Wir Markenstrategen müssen es schaffen, dass wir bei solchen Strategie-Prozessen an der Spitze der Bewegung stehen. Mit feinem Gespür für nachhaltige Trends, neue Geschäftsmodelle und für die Veränderungsfähigkeit unserer Marken müssen wir die Unternehmensleitungen behutsam aber entschlossen dabei unterstützen, neue Märkte so markenkonform zu besetzen, dass keine Kollateralschäden für das bisherige Geschäft entstehen. Die Pflege der Kontinuität behält seine Bedeutung. Zusätzlich erfordert moderne Markenführung in disruptiven Märkten aber auch hohe Agilität, mehr Flexibilität und bereichsübergreifende Verantwortung.

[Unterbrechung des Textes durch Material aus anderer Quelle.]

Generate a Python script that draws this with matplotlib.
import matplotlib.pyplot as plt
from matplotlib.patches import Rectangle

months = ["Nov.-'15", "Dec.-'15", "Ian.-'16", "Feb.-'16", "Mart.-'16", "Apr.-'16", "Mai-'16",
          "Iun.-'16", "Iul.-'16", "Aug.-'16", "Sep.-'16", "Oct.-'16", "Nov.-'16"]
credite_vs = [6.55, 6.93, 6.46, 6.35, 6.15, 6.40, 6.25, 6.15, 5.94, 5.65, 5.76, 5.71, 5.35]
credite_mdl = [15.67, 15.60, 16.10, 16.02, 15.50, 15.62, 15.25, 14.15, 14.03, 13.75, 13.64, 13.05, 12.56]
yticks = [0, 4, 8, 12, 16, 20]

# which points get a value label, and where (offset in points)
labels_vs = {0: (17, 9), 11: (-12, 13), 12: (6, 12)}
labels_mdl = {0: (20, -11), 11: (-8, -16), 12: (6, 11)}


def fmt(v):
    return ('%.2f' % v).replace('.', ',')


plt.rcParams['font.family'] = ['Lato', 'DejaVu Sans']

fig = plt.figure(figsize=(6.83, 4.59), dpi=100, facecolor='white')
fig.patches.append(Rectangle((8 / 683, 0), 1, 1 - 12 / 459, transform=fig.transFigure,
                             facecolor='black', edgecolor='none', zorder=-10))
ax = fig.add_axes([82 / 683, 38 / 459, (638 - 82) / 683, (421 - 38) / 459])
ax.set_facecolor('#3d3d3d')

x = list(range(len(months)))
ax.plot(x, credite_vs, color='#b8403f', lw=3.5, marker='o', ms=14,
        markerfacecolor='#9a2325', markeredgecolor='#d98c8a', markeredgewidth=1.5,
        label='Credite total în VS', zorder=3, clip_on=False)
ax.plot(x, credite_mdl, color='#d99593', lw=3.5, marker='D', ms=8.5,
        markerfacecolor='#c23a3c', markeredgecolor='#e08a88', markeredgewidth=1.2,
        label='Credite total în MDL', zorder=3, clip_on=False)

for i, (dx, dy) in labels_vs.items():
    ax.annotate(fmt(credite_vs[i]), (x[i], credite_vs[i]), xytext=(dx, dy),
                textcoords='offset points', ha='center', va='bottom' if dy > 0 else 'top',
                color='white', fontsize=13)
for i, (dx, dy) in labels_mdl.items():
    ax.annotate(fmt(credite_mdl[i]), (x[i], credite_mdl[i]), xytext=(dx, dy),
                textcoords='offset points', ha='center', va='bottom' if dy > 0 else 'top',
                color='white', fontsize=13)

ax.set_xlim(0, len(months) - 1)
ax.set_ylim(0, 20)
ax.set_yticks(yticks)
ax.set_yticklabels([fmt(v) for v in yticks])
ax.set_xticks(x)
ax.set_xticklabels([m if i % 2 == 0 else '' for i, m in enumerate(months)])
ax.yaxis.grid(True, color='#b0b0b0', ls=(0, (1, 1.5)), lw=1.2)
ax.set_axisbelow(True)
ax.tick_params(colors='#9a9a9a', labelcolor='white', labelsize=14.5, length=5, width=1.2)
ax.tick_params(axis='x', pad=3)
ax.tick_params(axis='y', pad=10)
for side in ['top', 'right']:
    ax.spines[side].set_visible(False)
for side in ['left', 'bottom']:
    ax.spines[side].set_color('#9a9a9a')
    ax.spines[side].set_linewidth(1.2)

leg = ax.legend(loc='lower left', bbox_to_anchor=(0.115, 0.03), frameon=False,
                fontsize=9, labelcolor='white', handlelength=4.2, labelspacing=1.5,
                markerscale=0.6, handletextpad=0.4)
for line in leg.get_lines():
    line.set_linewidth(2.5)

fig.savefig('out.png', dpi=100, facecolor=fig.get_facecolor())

Ohne Mut zur Innovation kein disruptives Branding. Für viele Markenverantwortliche mögen die Begriffe "Marke" und "disruptiv" noch ein Widerspruch in sich sein. Doch die letzten Jahre haben uns gelehrt: Verpasst eine Marke den oben beschriebenen Prozess, dann sind schnell andere da, die übernehmen.

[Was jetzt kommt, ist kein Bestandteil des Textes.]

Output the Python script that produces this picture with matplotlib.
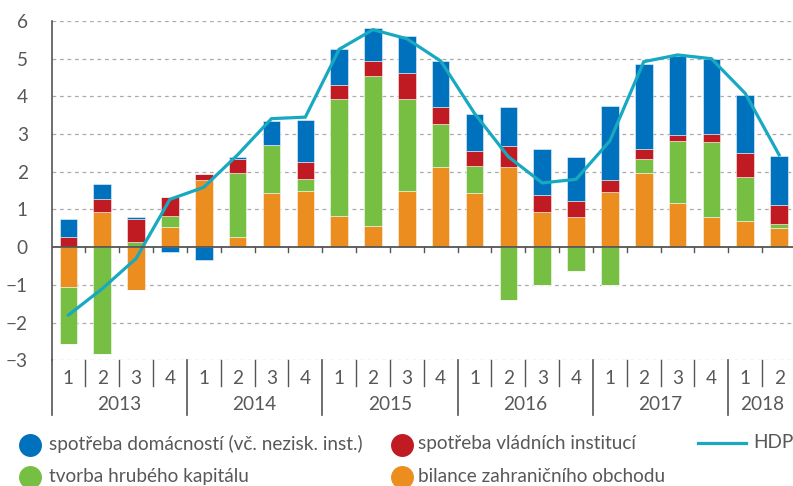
import matplotlib
matplotlib.use("Agg")
import matplotlib.pyplot as plt
import numpy as np
from matplotlib import transforms
from matplotlib.lines import Line2D

plt.rcParams['font.family'] = ['Lato', 'DejaVu Sans']

quarters = ['1', '2', '3', '4'] * 5 + ['1', '2']
years = ['2013', '2014', '2015', '2016', '2017', '2018']

households = [0.48, 0.41, 0.05, -0.13, -0.35, 0.035, 0.63, 1.105, 0.965, 0.88, 0.99,
              1.22, 0.965, 1.025, 1.22, 1.15, 1.955, 2.27, 2.10, 1.97, 1.55, 1.30]
government = [0.27, 0.325, 0.62, 0.51, 0.16, 0.37, 0.0, 0.45, 0.37, 0.40, 0.68,
              0.44, 0.405, 0.565, 0.445, 0.44, 0.33, 0.26, 0.14, 0.22, 0.625, 0.51]
capital = [-1.51, -2.84, 0.13, 0.30, 0.0, 1.715, 1.28, 0.33, 3.11, 3.955, 2.44,
           1.15, 0.705, -1.395, -0.99, -0.62, -0.99, 0.37, 1.66, 2.0, 1.175, 0.09]
trade = [-1.06, 0.945, -1.13, 0.53, 1.78, 0.265, 1.43, 1.49, 0.82, 0.575, 1.49,
         2.12, 1.45, 2.12, 0.935, 0.795, 1.46, 1.97, 1.17, 0.795, 0.69, 0.52]
hdp = [-1.80, -1.10, -0.30, 1.27, 1.59, 2.45, 3.41, 3.45, 5.25, 5.77, 5.53,
       4.94, 3.55, 2.40, 1.705, 1.80, 2.82, 4.92, 5.10, 5.00, 4.08, 2.45]

labels = ['spotřeba domácností (vč. nezisk. inst.)', 'spotřeba vládních institucí',
          'tvorba hrubého kapitálu', 'bilance zahraničního obchodu', 'HDP']

C_BLUE = '#0071bc'
C_RED = '#c01b22'
C_GREEN = '#76bf43'
C_ORANGE = '#ec8e1f'
C_LINE = '#17a9c1'
TXT = '#585858'

W, H = 793, 486
fig = plt.figure(figsize=(W / 100, H / 100), dpi=100)
ax = fig.add_axes([51.5 / W, 1 - 360.3 / H, (796 - 51.5) / W, (360.3 - 21) / H])

n = len(hdp)
x = np.arange(n)
pos_base = np.zeros(n)
neg_base = np.zeros(n)
for vals, col in [(trade, C_ORANGE), (capital, C_GREEN), (government, C_RED), (households, C_BLUE)]:
    v = np.array(vals)
    p = np.where(v > 0, v, 0)
    m = np.where(v < 0, v, 0)
    ax.bar(x, p, 0.52, bottom=pos_base, color=col, edgecolor=(1, 1, 1, 0.5), linewidth=0.7, zorder=3)
    ax.bar(x, m, 0.52, bottom=neg_base, color=col, edgecolor=(1, 1, 1, 0.5), linewidth=0.7, zorder=3)
    pos_base += p
    neg_base += m

ax.plot(x, hdp, color=C_LINE, lw=2.3, zorder=5, solid_joinstyle='miter')

ax.set_xlim(-0.5, n - 0.5)
ax.set_ylim(-3, 6)
for s in ['top', 'right', 'bottom']:
    ax.spines[s].set_visible(False)
ax.spines['left'].set_color('#555555')
ax.spines['left'].set_linewidth(1.2)
ax.set_xticks([])
ax.set_yticks(range(-3, 7))
ax.set_yticklabels([('\u2212' + str(-v)) if v < 0 else str(v) for v in range(-3, 7)],
                   fontsize=13.7, color=TXT)
ax.tick_params(axis='y', length=0, pad=17)
for v in range(-3, 7):
    if v != 0:
        ax.axhline(v, color='#aaaaaa', lw=0.9, ls=(0, (3, 3)), zorder=1)
ax.axhline(0, color='#555555', lw=1.3, zorder=6)

# small ticks under zero line
for k in range(1, n):
    ax.plot([k - 0.5, k - 0.5], [0, -0.14], color='#555555', lw=1.0, zorder=6)

# category axis below
bt = transforms.blended_transform_factory(ax.transData, fig.transFigure)
def fy(py):
    return 1 - py / H

for k in range(0, n + 1):
    bx = k - 0.5
    year_bound = (k % 4 == 0)
    y0 = 360.3
    y1 = 415 if year_bound else 386
    fig.add_artist(Line2D([bx, bx], [fy(y0), fy(y1)], transform=bt, color='#555555',
                          lw=1.2 if year_bound else 1.0, clip_on=False))
for k in range(n):
    fig.text(k, fy(378), quarters[k], transform=bt, ha='center', va='center',
             fontsize=13.7, color=TXT)
for i, yr in enumerate(years):
    start = i * 4
    end = min(start + 4, n)
    fig.text((start + end - 1) / 2, fy(404), yr, transform=bt, ha='center', va='center',
             fontsize=13.7, color=TXT)

# legend
def dot(px, py, col):
    fig.add_artist(Line2D([px / W], [fy(py)], marker='o', markersize=15.5, color=col,
                          linestyle='none', transform=fig.transFigure))

def ltext(px, py, s):
    fig.text(px / W, fy(py), s, ha='left', va='center', fontsize=13.7, color=TXT)

dot(30, 445, C_BLUE); ltext(49, 444, labels[0])
dot(402, 445, C_RED); ltext(418, 444, labels[1])
dot(30, 477, C_GREEN); ltext(49, 476, labels[2])
dot(402, 477, C_ORANGE); ltext(418, 476, labels[3])
fig.add_artist(Line2D([698 / W, 746 / W], [fy(443), fy(443)], color=C_LINE, lw=2.3,
                      transform=fig.transFigure))
ltext(753, 442, labels[4])

fig.savefig('out.png', dpi=100)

Von Kodak spricht heute keiner mehr – die Marke und ihre Architekten waren nicht darauf vorbereitet, dass die Menschen aufhören, Filme zu kaufen. Dabei zeigen Nike, Burberry, Allianz oder Mastercard, dass sie trotz – oder gerade mit der Digitalisierung und der gestiegenen Wettbewerbsintensität ihre Marken sehr konsequent erneuern konnten. Durch eine Markenführung, die auch davor nicht zurückschreckt, weit über die Kommunikation hinaus auch Angebote, Prozesse und Services zu hinterfragen, zu modernisieren und an die veränderten Bedürfnisse der Kunden anzupassen.
Globale Marken-Champions wie BMW machen vor, worauf es ankommt: Konsequent besetzt die Automobilmarke Zukunftsthemen wie den elektrischen Antrieb oder Car-Sharing und bereitet damit auch einer neuen Zielgruppe Freude am Fahren, die sich mit konventionellen Mobilitätsangeboten wohl nur schwer anfreunden könnte.

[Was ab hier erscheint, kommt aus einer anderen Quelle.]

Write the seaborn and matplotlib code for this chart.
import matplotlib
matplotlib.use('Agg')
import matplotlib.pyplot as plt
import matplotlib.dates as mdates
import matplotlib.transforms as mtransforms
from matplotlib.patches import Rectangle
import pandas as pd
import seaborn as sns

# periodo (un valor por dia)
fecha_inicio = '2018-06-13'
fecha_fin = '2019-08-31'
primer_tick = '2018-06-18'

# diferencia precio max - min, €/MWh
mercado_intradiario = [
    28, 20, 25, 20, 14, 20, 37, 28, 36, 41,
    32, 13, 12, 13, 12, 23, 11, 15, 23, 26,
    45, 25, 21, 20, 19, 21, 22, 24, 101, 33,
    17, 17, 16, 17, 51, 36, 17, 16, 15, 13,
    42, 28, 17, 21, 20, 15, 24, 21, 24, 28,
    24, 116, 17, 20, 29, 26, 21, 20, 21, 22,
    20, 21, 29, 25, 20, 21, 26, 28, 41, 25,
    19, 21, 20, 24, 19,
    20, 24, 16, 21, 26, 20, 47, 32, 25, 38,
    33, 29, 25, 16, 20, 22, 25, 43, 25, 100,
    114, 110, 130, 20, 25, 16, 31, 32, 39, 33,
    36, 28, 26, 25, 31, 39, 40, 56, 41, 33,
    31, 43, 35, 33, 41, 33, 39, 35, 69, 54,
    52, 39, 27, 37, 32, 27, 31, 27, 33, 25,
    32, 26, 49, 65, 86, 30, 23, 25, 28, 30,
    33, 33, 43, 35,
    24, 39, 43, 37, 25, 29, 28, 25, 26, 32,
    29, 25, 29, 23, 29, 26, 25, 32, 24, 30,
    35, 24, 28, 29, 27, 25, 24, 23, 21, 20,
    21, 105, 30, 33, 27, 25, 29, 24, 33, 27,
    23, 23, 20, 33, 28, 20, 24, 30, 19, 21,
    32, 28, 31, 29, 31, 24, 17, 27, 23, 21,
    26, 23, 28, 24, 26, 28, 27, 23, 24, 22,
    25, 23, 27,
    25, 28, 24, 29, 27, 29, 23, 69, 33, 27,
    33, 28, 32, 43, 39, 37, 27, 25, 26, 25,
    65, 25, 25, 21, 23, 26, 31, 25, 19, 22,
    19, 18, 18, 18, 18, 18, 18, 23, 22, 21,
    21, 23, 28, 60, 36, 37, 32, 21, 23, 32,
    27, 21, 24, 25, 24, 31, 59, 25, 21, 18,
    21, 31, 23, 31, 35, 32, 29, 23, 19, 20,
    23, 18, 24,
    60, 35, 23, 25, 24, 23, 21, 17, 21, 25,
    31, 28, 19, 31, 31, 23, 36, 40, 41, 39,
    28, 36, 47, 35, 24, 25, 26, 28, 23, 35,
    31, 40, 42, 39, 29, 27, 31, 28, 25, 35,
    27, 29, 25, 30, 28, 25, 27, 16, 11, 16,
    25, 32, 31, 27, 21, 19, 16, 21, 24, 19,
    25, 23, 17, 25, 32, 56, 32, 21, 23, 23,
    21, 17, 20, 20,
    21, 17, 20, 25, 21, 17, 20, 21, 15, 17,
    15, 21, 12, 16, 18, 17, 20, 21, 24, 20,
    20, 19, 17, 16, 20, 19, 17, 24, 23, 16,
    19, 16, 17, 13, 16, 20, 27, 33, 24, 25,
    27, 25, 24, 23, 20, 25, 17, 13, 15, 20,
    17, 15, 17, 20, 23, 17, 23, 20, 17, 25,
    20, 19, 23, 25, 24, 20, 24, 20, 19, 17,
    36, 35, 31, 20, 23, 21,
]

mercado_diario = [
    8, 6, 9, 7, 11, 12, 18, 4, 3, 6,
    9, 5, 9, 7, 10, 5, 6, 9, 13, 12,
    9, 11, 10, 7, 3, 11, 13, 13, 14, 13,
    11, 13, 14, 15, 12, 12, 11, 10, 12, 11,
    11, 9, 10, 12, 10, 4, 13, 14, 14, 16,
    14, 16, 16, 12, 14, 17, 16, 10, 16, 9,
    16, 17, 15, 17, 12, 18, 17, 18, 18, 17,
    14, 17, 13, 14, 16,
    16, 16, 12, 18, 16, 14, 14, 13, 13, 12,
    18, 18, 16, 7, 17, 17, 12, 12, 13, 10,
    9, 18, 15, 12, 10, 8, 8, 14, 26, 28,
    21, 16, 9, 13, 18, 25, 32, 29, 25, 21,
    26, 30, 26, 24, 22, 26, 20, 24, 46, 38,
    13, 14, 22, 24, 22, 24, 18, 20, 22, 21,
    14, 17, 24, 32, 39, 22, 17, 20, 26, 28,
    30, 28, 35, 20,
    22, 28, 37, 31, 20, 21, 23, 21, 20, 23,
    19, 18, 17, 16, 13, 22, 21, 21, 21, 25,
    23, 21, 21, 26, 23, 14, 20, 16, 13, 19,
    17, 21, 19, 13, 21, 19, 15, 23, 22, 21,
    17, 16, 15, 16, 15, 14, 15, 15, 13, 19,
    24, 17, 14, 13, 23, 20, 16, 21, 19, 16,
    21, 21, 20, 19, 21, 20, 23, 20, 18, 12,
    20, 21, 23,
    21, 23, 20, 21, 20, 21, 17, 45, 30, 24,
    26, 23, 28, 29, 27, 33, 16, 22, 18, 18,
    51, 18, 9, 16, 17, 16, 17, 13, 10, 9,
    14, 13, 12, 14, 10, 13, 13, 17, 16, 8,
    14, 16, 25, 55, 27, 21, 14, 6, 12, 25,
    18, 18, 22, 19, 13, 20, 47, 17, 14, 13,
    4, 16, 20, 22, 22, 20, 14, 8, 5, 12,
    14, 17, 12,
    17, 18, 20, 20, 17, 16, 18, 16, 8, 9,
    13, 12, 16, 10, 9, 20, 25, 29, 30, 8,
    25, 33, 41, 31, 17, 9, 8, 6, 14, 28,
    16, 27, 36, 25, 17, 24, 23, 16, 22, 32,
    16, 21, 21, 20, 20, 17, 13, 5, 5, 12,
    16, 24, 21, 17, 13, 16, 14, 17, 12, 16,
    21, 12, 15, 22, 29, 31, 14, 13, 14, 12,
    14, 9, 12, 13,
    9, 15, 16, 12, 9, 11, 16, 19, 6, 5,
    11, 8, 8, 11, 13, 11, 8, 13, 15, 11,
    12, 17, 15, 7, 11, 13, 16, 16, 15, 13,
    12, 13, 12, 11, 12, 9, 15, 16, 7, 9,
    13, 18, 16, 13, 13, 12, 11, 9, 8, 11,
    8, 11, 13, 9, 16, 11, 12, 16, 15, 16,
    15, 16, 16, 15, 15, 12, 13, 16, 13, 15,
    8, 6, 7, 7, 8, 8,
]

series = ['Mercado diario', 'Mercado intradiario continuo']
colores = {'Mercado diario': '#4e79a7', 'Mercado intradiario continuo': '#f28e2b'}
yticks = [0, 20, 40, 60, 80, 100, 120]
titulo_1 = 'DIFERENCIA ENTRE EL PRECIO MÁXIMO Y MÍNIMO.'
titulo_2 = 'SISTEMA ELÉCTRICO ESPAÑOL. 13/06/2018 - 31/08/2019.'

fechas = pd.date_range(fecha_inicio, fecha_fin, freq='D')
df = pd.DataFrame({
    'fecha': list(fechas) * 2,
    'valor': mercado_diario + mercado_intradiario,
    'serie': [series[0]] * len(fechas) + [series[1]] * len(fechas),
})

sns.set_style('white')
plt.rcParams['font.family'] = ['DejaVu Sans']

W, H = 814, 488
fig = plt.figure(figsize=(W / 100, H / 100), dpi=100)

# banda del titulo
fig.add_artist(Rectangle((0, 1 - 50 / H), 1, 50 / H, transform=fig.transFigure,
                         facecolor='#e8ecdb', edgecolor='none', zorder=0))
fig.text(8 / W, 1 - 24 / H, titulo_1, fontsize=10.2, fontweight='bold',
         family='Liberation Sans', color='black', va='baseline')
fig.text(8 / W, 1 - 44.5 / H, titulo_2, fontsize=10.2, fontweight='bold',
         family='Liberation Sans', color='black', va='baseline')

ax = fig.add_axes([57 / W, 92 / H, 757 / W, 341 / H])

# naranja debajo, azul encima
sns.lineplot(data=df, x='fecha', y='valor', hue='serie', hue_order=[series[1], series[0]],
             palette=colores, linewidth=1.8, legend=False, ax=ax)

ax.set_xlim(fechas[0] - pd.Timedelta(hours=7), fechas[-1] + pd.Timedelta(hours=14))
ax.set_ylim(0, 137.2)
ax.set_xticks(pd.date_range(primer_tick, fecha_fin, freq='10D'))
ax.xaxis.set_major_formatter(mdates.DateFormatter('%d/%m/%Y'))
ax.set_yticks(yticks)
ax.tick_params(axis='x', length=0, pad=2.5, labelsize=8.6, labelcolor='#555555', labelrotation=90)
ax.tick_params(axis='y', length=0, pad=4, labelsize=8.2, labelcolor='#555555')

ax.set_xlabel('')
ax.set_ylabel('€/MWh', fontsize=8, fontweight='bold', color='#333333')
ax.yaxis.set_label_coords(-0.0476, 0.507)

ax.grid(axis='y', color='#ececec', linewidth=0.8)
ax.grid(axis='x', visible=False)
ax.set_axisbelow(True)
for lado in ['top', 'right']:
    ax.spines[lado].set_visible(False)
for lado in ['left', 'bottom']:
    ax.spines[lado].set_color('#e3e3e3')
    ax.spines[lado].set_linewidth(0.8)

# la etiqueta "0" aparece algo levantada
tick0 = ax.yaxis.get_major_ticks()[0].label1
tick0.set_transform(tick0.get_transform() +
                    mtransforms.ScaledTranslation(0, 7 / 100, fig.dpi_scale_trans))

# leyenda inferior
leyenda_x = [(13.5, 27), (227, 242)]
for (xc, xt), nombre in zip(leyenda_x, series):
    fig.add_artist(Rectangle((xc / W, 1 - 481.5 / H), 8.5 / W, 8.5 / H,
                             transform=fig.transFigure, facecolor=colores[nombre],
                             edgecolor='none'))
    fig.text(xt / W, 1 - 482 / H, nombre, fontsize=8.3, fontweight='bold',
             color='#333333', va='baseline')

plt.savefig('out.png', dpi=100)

Die Markenführung der Zukunft braucht unter anderem neue Wege in der zielführenden Verarbeitung von Big Data, agilere Markenarchitekturen und einfachere Anwendungsprinzipien statt starrer Regelwerke. Doch was sie am dringendsten benötigt sind Markenverantwortliche, die Geschäftsmodelle neu denken und Innovationen durchsetzen können (und dürfen). Und das erfordert in erster Linie Mut, Risikobereitschaft und Verantwortung. Aber Hand aufs Herz: Ein "Immer weiter so!" wäre die viel risikoreichere Variante für eine Marke.